Já Marise Reis reafirma que o caminho para frear a pandemia é através do isolamento social. “Isso é muito triste, isso é muito desapontador, porque nós já temos um ano de manejo dessa epidemia, nós sabemos como o vírus trabalha, sabemos como fugir dele, e ainda assim não conseguimos nos proteger”, lamentou.
Alexandre ressalta ainda que, apesar do sistema de vacinação brasileiro ser um dos mais eficientes do mundo, a vacinação contra a Covid-19 está acontecendo de forma extremamente lenta, devido ao embaraço do Governo Federal para a compra de vacinas disponíveis.

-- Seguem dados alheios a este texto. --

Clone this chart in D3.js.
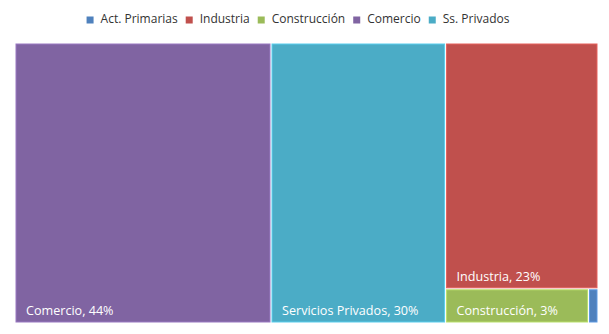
<!DOCTYPE html>
<html>
<head>
<meta charset="utf-8">
<script src="https://cdn.jsdelivr.net/npm/d3@7"></script>
<style>
  html, body { margin: 0; padding: 0; background: #fff; }
  svg { display: block; font-family: "Open Sans", "Noto Sans", sans-serif; }
</style>
</head>
<body>
<svg id="chart" width="609" height="334"></svg>
<script>
// Sector shares of the economy (%)
const categories = ["Act. Primarias", "Industria", "Construcción", "Comercio", "Ss. Privados"];
const cellNames  = ["Act. Primarias", "Industria", "Construcción", "Comercio", "Servicios Privados"];
const shares     = [0.2, 23, 3, 44, 30];
const showLabel  = [false, true, true, true, true];
const colors     = ["#4F81BD", "#C0504D", "#9BBB59", "#8064A2", "#4BACC6"];

const svg = d3.select("#chart");
const area = { x0: 16, y0: 44, x1: 597, y1: 322 };

const color = d3.scaleOrdinal().domain(categories).range(colors);

// Hierarchy + squarified treemap (square aspect target)
const root = d3.hierarchy({
  children: categories.map((c, i) => ({ key: c, name: cellNames[i], value: shares[i], label: showLabel[i] }))
}).sum(d => d.value || 0)
  .sort((a, b) => b.value - a.value);

d3.treemap()
  .tile(d3.treemapSquarify.ratio(1))
  .size([area.x1 - area.x0, area.y1 - area.y0])
  .paddingInner(2)
  .round(false)(root);

const cells = svg.append("g")
  .attr("transform", `translate(${area.x0},${area.y0})`)
  .selectAll("g")
  .data(root.leaves())
  .join("g")
  .attr("transform", d => `translate(${d.x0},${d.y0})`);

cells.append("rect")
  .attr("width", d => Math.max(0, d.x1 - d.x0))
  .attr("height", d => Math.max(0, d.y1 - d.y0))
  .attr("fill", d => color(d.data.key))
  .attr("stroke", d => d3.color(color(d.data.key)).brighter(0.5))
  .attr("stroke-width", 1);

cells.filter(d => d.data.label)
  .append("text")
  .attr("x", 10)
  .attr("y", d => d.y1 - d.y0 - 7)
  .attr("fill", "#fff")
  .attr("font-size", 12.6)
  .text(d => `${d.data.name}, ${d.data.value}%`);

// Legend, centred above the plot
const legend = svg.append("g");
const items = legend.selectAll("g").data(categories).join("g");
items.append("rect")
  .attr("width", 7).attr("height", 7)
  .attr("y", -6)
  .attr("fill", d => color(d));
items.append("text")
  .attr("x", 14)
  .attr("font-size", 12)
  .attr("fill", "#333")
  .text(d => d);

let x = 0;
items.each(function () {
  const g = d3.select(this);
  const tw = g.select("text").node().getComputedTextLength();
  g.attr("transform", `translate(${x},0)`);
  x += 14 + tw + 8;
});
const totalW = x - 8;
legend.attr("transform", `translate(${298 - totalW / 2},22.5)`);
</script>
</body>
</html>
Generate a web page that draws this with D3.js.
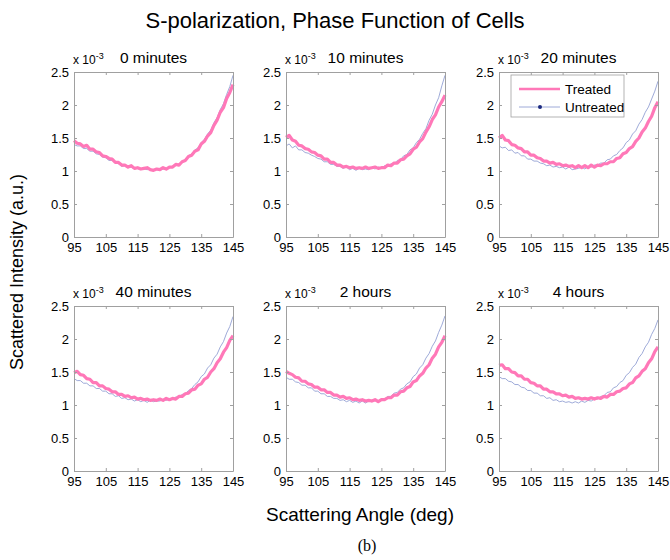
<!DOCTYPE html>
<html>
<head>
<meta charset="UTF-8">
<title>S-polarization, Phase Function of Cells</title>
<style>
  body { margin: 0; background: #fff; }
  text { font-family: "Liberation Sans", Arial, sans-serif; fill: #000; }
  .frame line, .frame path { stroke: #a0a0a0; }
</style>
</head>
<body>
<div id="chart"></div>
<script src="https://d3js.org/d3.v7.min.js"></script>
<script>
// scattering angle, 95..145 deg, one point per degree
var angles = d3.range(95, 146);

var panelTitles = ["0 minutes", "10 minutes", "20 minutes", "40 minutes", "2 hours", "4 hours"];
var xTicks = [95, 105, 115, 125, 135, 145];
var yTicks = [0, 0.5, 1, 1.5, 2, 2.5];

// intensity values in units of 1e-3
var treated0 = [1.46,1.42,1.41,1.37,1.39,1.33, 1.33,1.29,1.28,1.23,1.22, 1.19,1.18,1.13,1.13,1.09,
  1.09,1.06,1.08,1.04,1.05, 1.03,1.04,1.05,1.02,1.01, 1.03,1.02,1.05,1.03,1.06, 1.06,1.10,1.09,1.14,1.16,
  1.22,1.24,1.30,1.32,1.41, 1.45,1.53,1.58,1.69,1.77, 1.89,1.96,2.10,2.19,2.31];
var untreated0 = [1.40,1.38,1.38,1.34,1.34,1.30, 1.30,1.26,1.25,1.21,1.20, 1.16,1.16,1.12,1.11,1.07,
  1.08,1.05,1.06,1.03,1.04, 1.02,1.03,1.02,1.03,1.01, 1.02,1.01,1.03,1.03,1.05, 1.06,1.09,1.10,1.15,1.17,
  1.23,1.26,1.32,1.35,1.43, 1.48,1.56,1.62,1.73,1.81, 1.93,2.02,2.16,2.28,2.45];
var treated10 = [1.51,1.54,1.47,1.45,1.39,1.38, 1.34,1.33,1.29,1.28,1.24, 1.23,1.18,1.18,1.13,1.13,
  1.09,1.09,1.06,1.07,1.05, 1.06,1.04,1.05,1.04,1.06, 1.04,1.05,1.06,1.04,1.05, 1.05,1.09,1.08,1.12,1.12,
  1.17,1.18,1.23,1.26,1.33, 1.36,1.44,1.49,1.59,1.67, 1.78,1.85,1.97,2.05,2.15];
var untreated10 = [1.38,1.41,1.35,1.38,1.32,1.32, 1.28,1.27,1.24,1.22,1.19, 1.18,1.14,1.14,1.10,1.10,
  1.07,1.07,1.04,1.06,1.02, 1.04,1.01,1.04,1.02,1.03, 1.02,1.05,1.03,1.06,1.04, 1.08,1.07,1.11,1.11,1.16,
  1.17,1.23,1.25,1.32,1.35, 1.43,1.48,1.57,1.64,1.77, 1.86,2.00,2.11,2.29,2.45];
var treated20 = [1.50,1.54,1.47,1.46,1.40,1.39, 1.35,1.34,1.29,1.29,1.24, 1.24,1.20,1.19,1.15,1.15,
  1.12,1.13,1.10,1.11,1.08, 1.09,1.07,1.08,1.05,1.08, 1.05,1.08,1.05,1.09,1.06, 1.09,1.08,1.11,1.11,1.14,
  1.14,1.19,1.20,1.26,1.28, 1.34,1.37,1.45,1.50,1.59, 1.65,1.75,1.83,1.96,2.05];
var untreated20 = [1.38,1.35,1.36,1.31,1.32,1.27, 1.28,1.23,1.23,1.18,1.18, 1.15,1.15,1.12,1.11,1.08,
  1.09,1.06,1.07,1.05,1.06, 1.03,1.06,1.02,1.03,1.04, 1.06,1.03,1.07,1.06,1.09, 1.09,1.12,1.12,1.17,1.18,
  1.23,1.25,1.31,1.35,1.43, 1.47,1.56,1.61,1.71,1.78, 1.89,1.97,2.09,2.21,2.36];
var treated40 = [1.49,1.51,1.46,1.45,1.40,1.39, 1.34,1.34,1.29,1.29,1.25, 1.24,1.20,1.20,1.16,1.16,
  1.13,1.14,1.11,1.12,1.09, 1.10,1.08,1.09,1.07,1.08, 1.07,1.09,1.07,1.10,1.08, 1.10,1.09,1.13,1.13,1.17,
  1.18,1.23,1.24,1.30,1.32, 1.39,1.42,1.50,1.55,1.64, 1.70,1.80,1.87,1.98,2.05];
var untreated40 = [1.40,1.37,1.37,1.33,1.33,1.29, 1.29,1.25,1.25,1.21,1.21, 1.17,1.17,1.13,1.14,1.10,
  1.11,1.08,1.09,1.06,1.08, 1.05,1.07,1.04,1.07,1.05, 1.06,1.06,1.08,1.07,1.09, 1.09,1.12,1.12,1.16,1.17,
  1.22,1.25,1.31,1.35,1.43, 1.47,1.56,1.61,1.71,1.77, 1.88,1.96,2.09,2.19,2.34];
var treated2h = [1.51,1.48,1.46,1.42,1.41,1.36, 1.36,1.32,1.31,1.27,1.27, 1.23,1.23,1.19,1.19,1.15,
  1.15,1.12,1.13,1.10,1.11, 1.08,1.09,1.07,1.08,1.06, 1.07,1.06,1.08,1.05,1.08, 1.08,1.11,1.11,1.15,1.15,
  1.20,1.21,1.26,1.28,1.35, 1.37,1.44,1.48,1.56,1.61, 1.71,1.77,1.88,1.95,2.05];
var untreated2h = [1.42,1.39,1.39,1.35,1.34,1.30, 1.30,1.26,1.26,1.21,1.21, 1.17,1.17,1.13,1.13,1.10,
  1.10,1.07,1.08,1.05,1.07, 1.04,1.06,1.03,1.06,1.03, 1.06,1.05,1.07,1.06,1.09, 1.09,1.13,1.13,1.18,1.19,
  1.24,1.26,1.32,1.35,1.43, 1.47,1.56,1.61,1.71,1.78, 1.89,1.97,2.10,2.21,2.35];
var treated4h = [1.60,1.61,1.55,1.55,1.50,1.49, 1.44,1.44,1.39,1.39,1.34, 1.33,1.29,1.29,1.24,1.24,
  1.20,1.20,1.17,1.17,1.14, 1.15,1.12,1.13,1.10,1.11, 1.09,1.10,1.09,1.11,1.09, 1.11,1.10,1.13,1.12,1.16,
  1.16,1.20,1.21,1.25,1.26, 1.32,1.34,1.41,1.44,1.51, 1.55,1.64,1.70,1.81,1.88];
var untreated4h = [1.43,1.40,1.40,1.36,1.35,1.31, 1.31,1.27,1.26,1.22,1.22, 1.18,1.18,1.14,1.14,1.10,
  1.11,1.07,1.08,1.05,1.06, 1.04,1.05,1.03,1.05,1.03, 1.06,1.04,1.07,1.06,1.09, 1.09,1.13,1.14,1.19,1.20,
  1.26,1.28,1.34,1.37,1.45, 1.49,1.57,1.62,1.72,1.78, 1.88,1.95,2.07,2.16,2.29];

var treatedSeries = [treated0, treated10, treated20, treated40, treated2h, treated4h];
var untreatedSeries = [untreated0, untreated10, untreated20, untreated40, untreated2h, untreated4h];

var W = 670, H = 560;
var pw = 159, ph = 165;
var colX = [74, 286, 499], rowY = [72, 306];
var pink = "#ff78b8", blue = "#93a0d4", navy = "#1c2a80";

var svg = d3.select("#chart").append("svg")
  .attr("width", W).attr("height", H);
svg.append("rect").attr("width", W).attr("height", H).attr("fill", "#fff");

var x = d3.scaleLinear().domain([95, 145]).range([0, pw]);
var y = d3.scaleLinear().domain([0, 2.5]).range([ph, 0]);

var line = d3.line()
  .x(function(d, i){ return x(angles[i]); })
  .y(function(d){ return y(d); });

panelTitles.forEach(function(title, k){
  var g = svg.append("g")
    .attr("transform", "translate(" + colX[k % 3] + "," + rowY[Math.floor(k / 3)] + ")");

  g.append("path").datum(untreatedSeries[k])
    .attr("fill", "none").attr("stroke", blue).attr("stroke-width", 0.9)
    .attr("d", line);
  g.append("path").datum(treatedSeries[k])
    .attr("fill", "none").attr("stroke", pink).attr("stroke-width", 3.2)
    .attr("stroke-linejoin", "round")
    .attr("d", line);

  // box with inward ticks, matlab style
  g.append("g").attr("class", "frame").attr("transform", "translate(0," + ph + ")")
    .call(d3.axisBottom(x).tickValues(xTicks).tickSize(-3).tickPadding(6).tickSizeOuter(0));
  g.append("g").attr("class", "frame")
    .call(d3.axisTop(x).tickValues(xTicks).tickSize(-3).tickFormat("").tickSizeOuter(0));
  g.append("g").attr("class", "frame")
    .call(d3.axisLeft(y).tickValues(yTicks).tickSize(-3).tickPadding(5).tickSizeOuter(0)
      .tickFormat(function(d){ return String(d); }));
  g.append("g").attr("class", "frame").attr("transform", "translate(" + pw + ",0)")
    .call(d3.axisRight(y).tickValues(yTicks).tickSize(-3).tickFormat("").tickSizeOuter(0));
  svg.selectAll(".frame text")
    .attr("font-size", 13).attr("font-family", "Liberation Sans, Arial, sans-serif");

  var ex = g.append("text").attr("x", -1).attr("y", -8).attr("font-size", 12);
  ex.append("tspan").text("x 10");
  ex.append("tspan").attr("dy", -5).attr("font-size", 9).text("-3");

  g.append("text").attr("x", pw / 2).attr("y", -9)
    .attr("text-anchor", "middle").attr("font-size", 15.5).text(title);

  if (k === 2) {
    var lg = g.append("g").attr("transform", "translate(12,3)");
    lg.append("rect").attr("width", 113).attr("height", 42)
      .attr("fill", "#fff").attr("stroke", "#a0a0a0").attr("stroke-width", 0.8);
    lg.append("line").attr("x1", 8).attr("x2", 49).attr("y1", 14).attr("y2", 14)
      .attr("stroke", pink).attr("stroke-width", 2.5);
    lg.append("text").attr("x", 54).attr("y", 19).attr("font-size", 13.5).text("Treated");
    lg.append("line").attr("x1", 8).attr("x2", 49).attr("y1", 32).attr("y2", 32)
      .attr("stroke", blue).attr("stroke-width", 0.9);
    lg.append("circle").attr("cx", 29).attr("cy", 32).attr("r", 2).attr("fill", navy);
    lg.append("text").attr("x", 54).attr("y", 37).attr("font-size", 13.5).text("Untreated");
  }
});

svg.append("text").attr("x", 335).attr("y", 28).attr("text-anchor", "middle")
  .attr("font-size", 22).text("S-polarization, Phase Function of Cells");

svg.append("text").attr("transform", "translate(23,272) rotate(-90)")
  .attr("text-anchor", "middle").attr("font-size", 18).text("Scattered Intensity (a.u.)");

svg.append("text").attr("x", 360).attr("y", 521).attr("text-anchor", "middle")
  .attr("font-size", 19).text("Scattering Angle (deg)");

svg.append("text").attr("x", 367).attr("y", 551).attr("text-anchor", "middle")
  .style("font-family", "Liberation Serif, serif").attr("font-size", 16).text("(b)");
</script>
</body>
</html>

“Países de governos conservadores, como o Chile, já tem mais de 15% da sua população vacinada, nós ainda estamos chegando a 3%. Países extremamente conservadores, como Israel, têm mais da metade da sua população vacinada. Então não é porque o governo é conservador e de direita, é porque o governo é incompetente e não consegue dar resposta”.
Sobre o aumento da taxa de ocupação dos leitos críticos, o presidente do Sindicato dos Médicos do RN, Geraldo Ferreira, afirmou em entrevista ao Agora RN que a causa para o problema foi o “fechamento dos leitos após a primeira onda da pandemia”, no ano passado, e não necessariamente por um aumento significativo de casos.
Questionado, Alexandre classificou a afirmação de Geraldo como oportunista. “O presidente do Sindicato dos Médicos está equivocado. Estamos vivendo uma segunda onda efetiva. A razão para isso não é porque fecharam leitos, as pessoas estão morrendo porque existe um número maior de contaminados diários e existe um número maior de pessoas precisando de socorro, porque não fazemos o dever de casa, que é controlar a pandemia”, retrucou o médico.
Ivermectina contra a Covid-19
Uma das medidas defendidas não só pelo Sindicato dos Médicos do RN, como pelo prefeito de Natal, Álvaro Dias (PSDB), é o tratamento contra a Covid-19 utilizando a ivermectina, mesmo após o fabricante do remédio declarar que o medicamento é ineficaz para esse fim. Marise considera irresponsável a promoção e distribuição da ivermectina pois, segundo ela, cria-se a ilusão de que a população está protegida quando, na verdade, não está.
De acordo com Marise, uma prova de que a ivermectina não protege contra a Covid-19 é o fato de que mais de 90% dos pacientes internados com a doença em leitos de UTI no Rio Grande do Norte tomaram o medicamento de forma profilática ou logo após serem diagnosticados com o coronavírus.
Alexandre Motta acredita que defender o tratamento precoce com ivermectina quando não há eficácia comprovada é um comportamento repudiável. “Apontar coisas irrelevantes ou não verdadeiras é uma atitude que ajuda a negar a verdadeira dimensão da crise sanitária que vivemos”, disse.